10 to the 100th power
No. Because a little (very little) research came back with this -
Quote:
It was coined by a 9-year-old boy named Milton Sirotta in 1920 and popularized by mathematician Edward Kasner.
Quote:
OLE ZIP COON
G.W. Dixon - ca. 1835
Fiddlin' Doc Roberts
(3x) O ole Zip Coon he is a larned skoler,
Sings posum up a gum tree an conny in a holler.
(3x) Posum up a gum tree, coonny on a stump,
Den over dubble trubble, Zip coon will jump.
Chorus:
O Zip a duden duden duden zip a duden day.
O Zip a duden duden duden duden duden day.
O Zip a duden duden duden zip a duden day.

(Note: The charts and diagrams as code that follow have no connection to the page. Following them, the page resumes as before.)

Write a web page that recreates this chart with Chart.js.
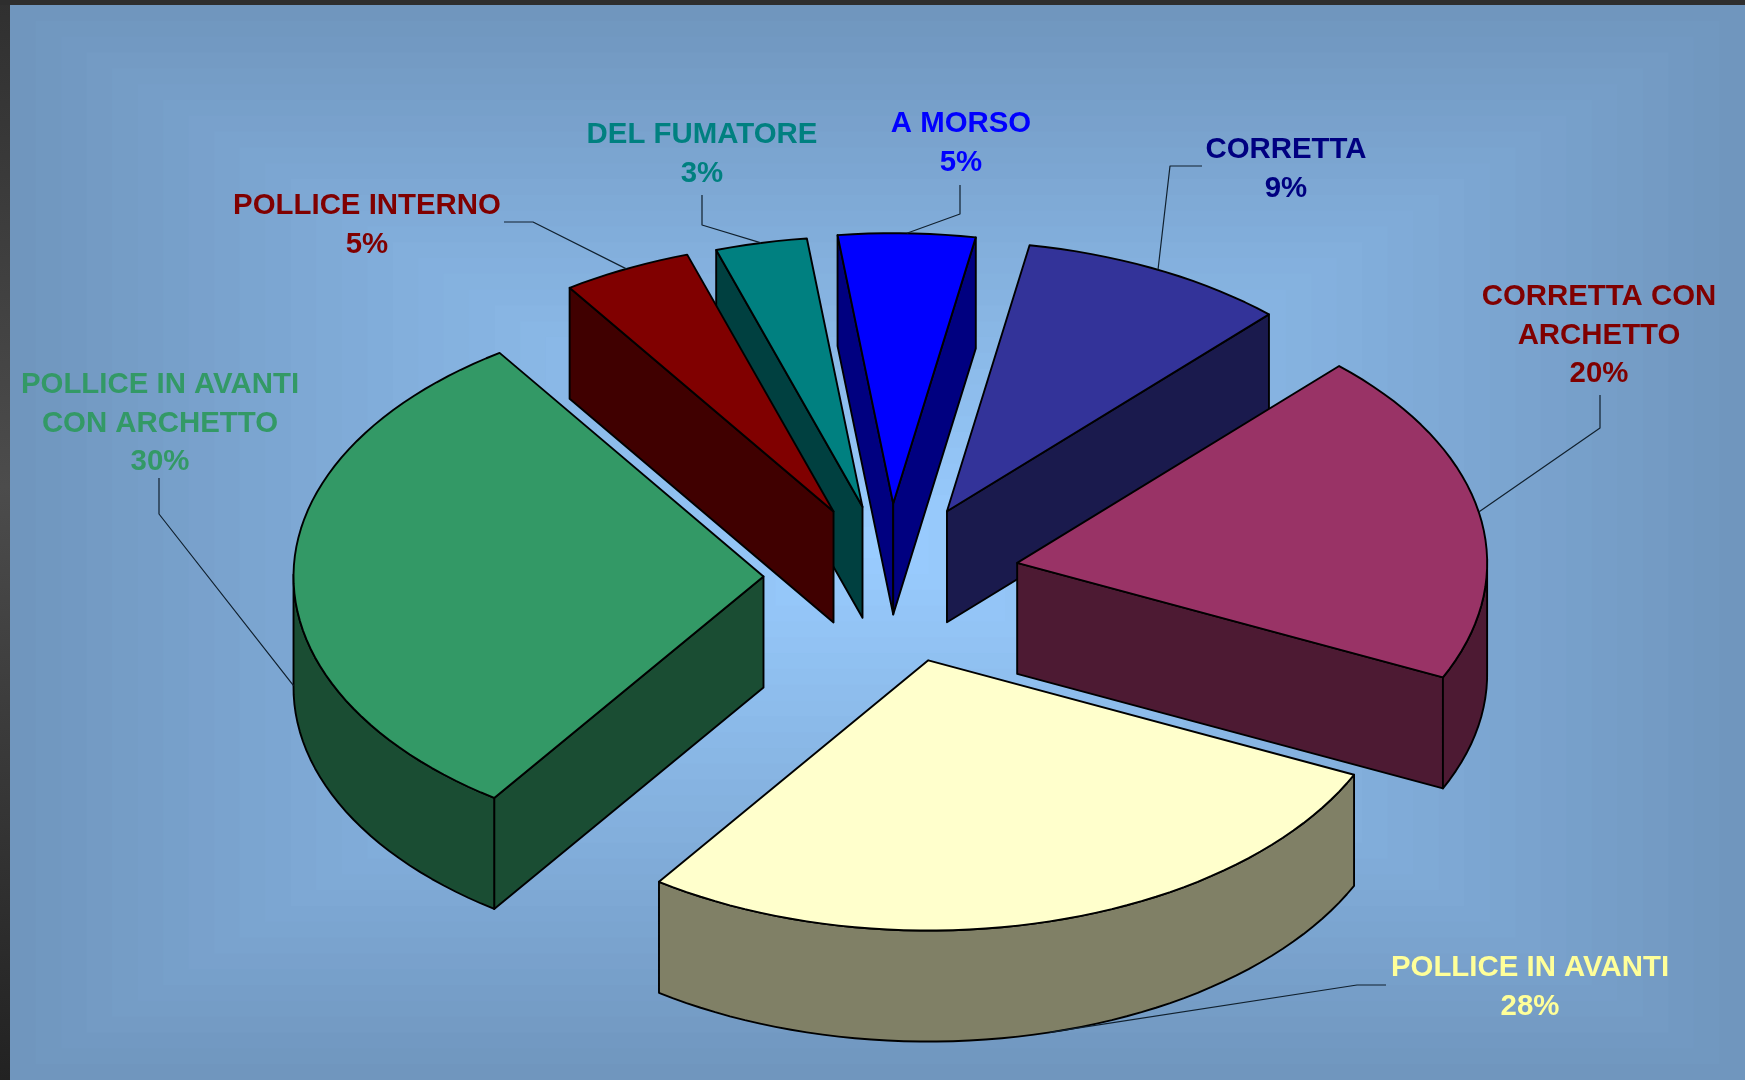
<!DOCTYPE html>
<html>
<head>
<meta charset="utf-8">
<title>Impugnatura</title>
<script src="https://cdn.jsdelivr.net/npm/chart.js@4/dist/chart.umd.min.js"></script>
<style>
  html, body { margin: 0; padding: 0; background: #2e2e2e; }
  canvas { display: block; }
</style>
</head>
<body>
<canvas id="pieChart" width="1745" height="1080"></canvas>
<script>
// slice order is clockwise, starting from A MORSO
const categories = ['A MORSO', 'CORRETTA', 'CORRETTA CON ARCHETTO', 'POLLICE IN AVANTI',
  'POLLICE IN AVANTI CON ARCHETTO', 'POLLICE INTERNO', 'DEL FUMATORE'];
const shares = [4.7, 9.2, 19.95, 27.75, 30.8, 4.45, 3.15];
const percentLabels = ['5%', '9%', '20%', '28%', '30%', '5%', '3%'];
const labelLines = [['A MORSO'], ['CORRETTA'], ['CORRETTA CON', 'ARCHETTO'], ['POLLICE IN AVANTI'],
  ['POLLICE IN AVANTI', 'CON ARCHETTO'], ['POLLICE INTERNO'], ['DEL FUMATORE']];
const topColors = ['#0000ff', '#333399', '#993366', '#ffffcc', '#339966', '#800000', '#008080'];
const sideColors = ['#000080', '#1a1a4d', '#4d1a33', '#808066', '#1a4d33', '#400000', '#004040'];
const textColors = ['#0000ff', '#000080', '#800000', '#ffff99', '#339966', '#800000', '#008080'];

// 3d look
const explode = [128, 128, 130, 150, 126, 127, 125];
const tilt = 0.575;
const depth = 111;

// label anchor [center x, first baseline] and the fixed part of the leader line
const labelPos = [[961, 132], [1286, 158], [1599, 305], [1530, 976], [160, 393], [367, 214], [702, 143]];
const leaderPos = [
  [[960, 185], [960, 214]],
  [[1202, 166], [1170, 166]],
  [[1600, 395], [1600, 428]],
  [[1386, 985], [1357, 985]],
  [[159, 478], [159, 514]],
  [[504, 222], [533, 222]],
  [[702, 195], [702, 225]]
];

function sliceOutline(arc, i) {
  const mid = (arc.startAngle + arc.endAngle) / 2;
  const ex = explode[i] * Math.cos(mid);
  const ey = explode[i] * Math.sin(mid);
  const at = (a, r) => ({
    x: arc.x + ex + r * Math.cos(a),
    y: arc.y + tilt * (ey + r * Math.sin(a))
  });
  const rim = [];
  const n = Math.ceil((arc.endAngle - arc.startAngle) / (Math.PI / 90));
  for (let s = 0; s <= n; s++) {
    rim.push(at(arc.startAngle + (arc.endAngle - arc.startAngle) * s / n, arc.outerRadius));
  }
  return { apex: at(0, 0), rim: rim, mid: mid, leaderEnd: at(mid, arc.outerRadius), ex: ex, ey: ey };
}

// one visible stretch of wall: the edge on top, the same edge moved down by depth
function drawWall(ctx, run, color) {
  ctx.beginPath();
  run.forEach((p, j) => j ? ctx.lineTo(p.x, p.y) : ctx.moveTo(p.x, p.y));
  for (let j = run.length - 1; j >= 0; j--) ctx.lineTo(run[j].x, run[j].y + depth);
  ctx.closePath();
  ctx.fillStyle = color;
  ctx.fill();
  ctx.stroke();
}

const backgroundPlugin = {
  id: 'slideBackground',
  beforeDraw(chart) {
    const ctx = chart.ctx;
    const W = chart.width, H = chart.height;
    ctx.save();
    ctx.fillStyle = '#2e2e2e';
    ctx.fillRect(0, 0, W, H);
    const strip = ctx.createLinearGradient(0, 0, 0, H);
    strip.addColorStop(0, '#303030');
    strip.addColorStop(0.45, '#4c4c4c');
    strip.addColorStop(1, '#222222');
    ctx.fillStyle = strip;
    ctx.fillRect(0, 0, 10, H);
    ctx.fillStyle = '#2e2e2e';
    ctx.fillRect(0, 0, W, 5);
    // stepped rectangular gradient
    const left = 10, top = 5, w = W - left, h = H - top;
    const steps = 34;
    const edge = [112, 150, 190], center = [153, 204, 255];
    for (let s = 0; s < steps; s++) {
      const f = s / (steps - 1);
      const c = edge.map((v, k) => Math.round(v + (center[k] - v) * f));
      const inset = s / steps;
      ctx.fillStyle = 'rgb(' + c.join(',') + ')';
      ctx.fillRect(left + inset * w / 2, top + inset * h / 2, w * (1 - inset), h * (1 - inset));
    }
    ctx.restore();
  }
};

const pie3dPlugin = {
  id: 'pie3d',
  beforeDatasetsDraw(chart) {
    const ctx = chart.ctx;
    const arcs = chart.getDatasetMeta(0).data;
    const outlines = arcs.map(sliceOutline);
    ctx.save();
    ctx.strokeStyle = '#000000';
    ctx.lineWidth = 1.9;
    ctx.lineJoin = 'round';

    // walls, back to front
    const order = arcs.map((a, i) => i).sort((a, b) => outlines[a].apex.y - outlines[b].apex.y);
    order.forEach(i => {
      const o = outlines[i];
      const first = o.rim[0], last = o.rim[o.rim.length - 1];
      // an edge faces the viewer when it runs leftwards on a clockwise outline
      if (first.x < o.apex.x) drawWall(ctx, [o.apex, first], sideColors[i]);
      if (o.apex.x < last.x) drawWall(ctx, [last, o.apex], sideColors[i]);
      let run = [];
      for (let j = 0; j < o.rim.length - 1; j++) {
        if (o.rim[j + 1].x < o.rim[j].x) {
          if (!run.length) run.push(o.rim[j]);
          run.push(o.rim[j + 1]);
        } else if (run.length) {
          drawWall(ctx, run, sideColors[i]);
          run = [];
        }
      }
      if (run.length) drawWall(ctx, run, sideColors[i]);
    });

    // top faces, the library's arcs squashed and moved out
    arcs.forEach((arc, i) => {
      const o = outlines[i];
      ctx.save();
      ctx.translate(arc.x, arc.y);
      ctx.scale(1, tilt);
      ctx.translate(-arc.x + o.ex, -arc.y + o.ey);
      arc.draw(ctx);
      ctx.restore();
      ctx.beginPath();
      ctx.moveTo(o.apex.x, o.apex.y);
      o.rim.forEach(p => ctx.lineTo(p.x, p.y));
      ctx.closePath();
      ctx.stroke();
    });

    // leader lines and labels
    ctx.lineWidth = 1.2;
    ctx.strokeStyle = '#10202e';
    arcs.forEach((arc, i) => {
      const o = outlines[i];
      const frontFacing = Math.sin(o.mid) > -0.1;
      const a = leaderPos[i][0], b = leaderPos[i][1];
      ctx.beginPath();
      ctx.moveTo(a[0], a[1]);
      ctx.lineTo(b[0], b[1]);
      ctx.lineTo(o.leaderEnd.x, o.leaderEnd.y + (frontFacing ? depth : 0));
      ctx.stroke();

      ctx.fillStyle = textColors[i];
      ctx.font = 'bold 29.4px "Liberation Sans", Arial, sans-serif';
      ctx.textAlign = 'center';
      ctx.textBaseline = 'alphabetic';
      const lines = labelLines[i].concat(percentLabels[i]);
      lines.forEach((t, l) => ctx.fillText(t, labelPos[i][0], labelPos[i][1] + l * 38.6));
    });
    ctx.restore();
    return false;
  }
};

new Chart(document.getElementById('pieChart'), {
  type: 'pie',
  data: {
    labels: categories,
    datasets: [{
      data: shares,
      backgroundColor: topColors,
      borderWidth: 0
    }]
  },
  options: {
    responsive: false,
    animation: false,
    rotation: -6.8,
    radius: 470,
    layout: { padding: { left: 34, top: 74 } },
    events: [],
    plugins: {
      legend: { display: false },
      tooltip: { enabled: false }
    }
  },
  plugins: [backgroundPlugin, pie3dPlugin]
});
</script>
</body>
</html>
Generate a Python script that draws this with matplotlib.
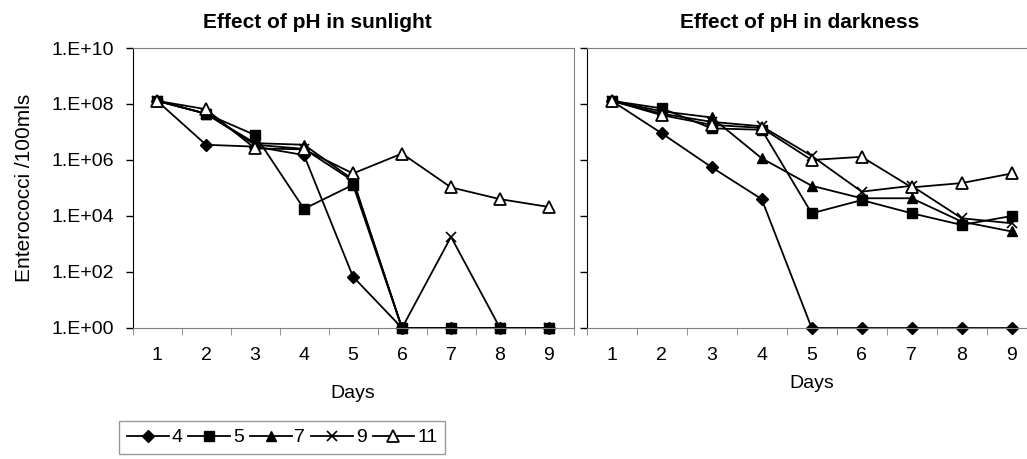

Zip a duden duden duden zip a duden day.
O ist old Suky blue skin, she is in lub wid me
I went the udder arter noon to take a dish ob tea;
What do you tink now, Suky hab for supper,
Why chicken foot an posum heel, widout any butter.
Chorus:
Did you eber see the wild goose, sailing on de ocean,
O de wild goose motion is a berry pretty notion;
Ebry time de wild goose, beckens to de swaller,
You hear him google google google google gollar.
Chorus:
I went down to Sandy Hollar t other arternoon
And the first man I chanced to meet war ole Zip Coon;
Ole Zip Coon he is a natty scholar,
For he plays upon de Banjo “Cooney in de hollar”.
Chorus:
My old Missus she’s mad wid me,
Kase I would’nt go wid her into Tennessee
Massa build him barn and put in de fodder
Twas dis ting and dat ting one ting or odder.
Chorus:
I pose you heard ob de battle New Orleans,
Whar ole Gineral Jackson gib de British beans;
Dare de Yankee boys do de job so slick, creek.
For dey cotch old Packenham an rowed him up de first.
Chorus:
I hab many tings to tork about, but dont know wich come
So here de toast to old Zip Coon before he gin to rust;
May he hab de pretty girls, like de King ob ole,
To sing dis song so many times, ’fore he turn to mole.